听力理解在本质上是人们借助于听觉感官对语音信号的接收、解码、转换和内化。听者对语音信号的解码是一个复杂而多变的认知过程。首先分辨和归类接收到的语音信号,然后利用大脑中已有的背景信息加工处理并使之内化,最后新旧信息融合形成认知结构的新阶段。从交际方式上,听力可分为合作式听力(collaborative listening) 和非合作式听力(non-collaborative listening)。合作式听力是指听者在交互式语篇(transitional discourse)中进行的听力理解行为,如面谈、网聊、电话等形式;非合作式听力是指听者在传达式语篇(transactional discourse)中进行的听力理解行为,如听录音、看视频、听广播等,都属于这一范畴。在非合作式听力理解中,听者与说话者无法当面交流,说话人的表情、动作、手势等辅助交际手段所传达的信息缺失,听者需要进行大量的认知理解才能准确地获取信息。

关联理论对人类的交际行为做出了从明示到推理的概括,它对听力理解的全过程具有理论上的指导作用。
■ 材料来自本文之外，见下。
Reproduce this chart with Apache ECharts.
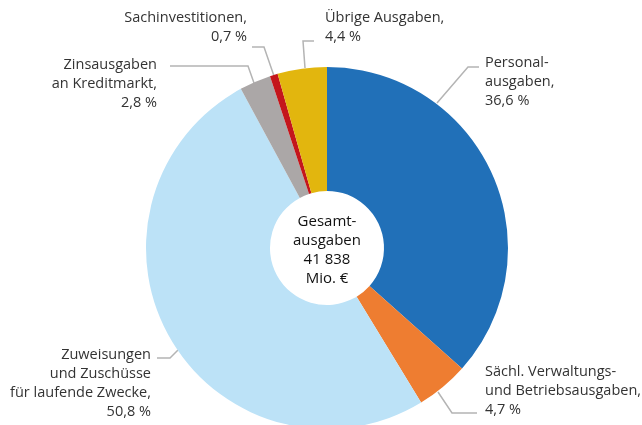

听力理解是以关联为导向的过程,听者除了获取语音信息的字面意义外,还需要结合具体的语境和假设,寻找与话题的关联,以获得最佳的语境效果。在非合作式听力理解过程中,听者通过逻辑推理和假设,在听的前、中、后三个阶段找到语音信息与具体语境和假设的最佳关联,达到对信息最大程度的理解。

一、关联理论

在Grice的合作关联准则之上,Sperbe和Wilson建立了以交际为对象的关联理论(Relevance Theory),把交际看作寻求关联为导向的认知活动:交际的参与者不总是要遵守合作准则,但总是处于寻求最佳关联的过程中,即说话人的每一个明示行为都期待听者通过推理,在特定的语境条件下找到最佳关联[1]。

(一)交际:从明示到推理

交际是由说话人和听者共同完成的,在形式上可以是面谈、电话、网络、书信等。明示是在交际过程中说话人明确清晰地传达的假定,它是听者对语言符号进行解码,再通过语境推理所形成的概念特征的总和。明示的清晰程度与语境推理密切相关:听者在推理过程中所需的语境特征越少,明示的清晰程度就越高。在实际交际过程中,说话人的语音信息中除了明示还有隐含(暗含)。明示是交际成功的前提,隐含是指听者结合语境假设对说话人没有直接明示的信息进行综合推理分析而获得的新推论。明示要求说话人向听者提供明晰的明示行为并将自己的意图显示给对方进行推理。作为交际的前提,明示并不能保证听者推理结果的正确性,因为明示和隐含经常是同时出现的。听者在交际的过程中必须把明示和隐含结合起来进行推理,才能完成更好的理解。由于人际间对隐含前提的认知各不相同,听者所推定的隐含前提与说话者所构建的前提会出现矛盾,从而导致信息的误解,甚至交际的失败。

(二)语境假设与语境效果

交际总是在特定的语境下进行。说话人在交际中通过明示行为向听者传达信息交际意图,听者据此进行语境推理。听者用来处理信息的语境选择产生于交际过程中,关联原则正是支配这种语境选择的基准。语境在交际过程中并非静止存在,在推理过程中部分新信息会转变成旧信息,存于听者的长时记忆(longer-term memory)中,成为下一个信息理解的推理依据,而推理的过程就是为了实现最佳关联。语境效果是在原有信息与通过推理获得的新信息之间产生互动时获取的,即复合信息的语境化过程。语境效果共有三种情况:当听者所构建的语境假设与说话人预设的内容相互结合时,交际就能顺畅发生;当新信息能够进一步印证听者原有的旧信息时,新的信息会使现有的语境假设被强化;如果听者所构建的语境假设与说话人预设的内容相悖,交际误解就会产生。

(三)最佳关联

寻求最佳关联是交际双方的终极目标。在交际过程中,双方都期待能够产生语境效果的最佳相关性。听者要领会说话人的交际意图,就要使构建的语境假设和说话人的信息预设相结合,在共同的认知语境中需求两者的最佳关联,再通过推理找到预设信息的隐含意义,最终获得最佳的语境效果来完成交际。最佳关联往往是理论上的目标,在实际交际过程中是很难实现的。处理努力和语境效果是决定关联度的两大因素:等效条件中,语境效果与关联度正相关,而处理努力与关联度负相关。为了获取最佳关联,在交际中,双方总是期待用最小的努力获得最大的交际效果。

二、听力理解的认知心理过程

听力理解是听者对输入的语音信息进行处理的过程,复杂而多变。听者在接收到语音信号后,用存储于长时记忆中的相关背景知识对该信号进行解析,然后将获取的信息与背景信息相结合,提炼出新的知识框架背景。可见,听力理解并非被动地接受信息,而是对新输入的信息进行筛选和深度加工的认知心理过程。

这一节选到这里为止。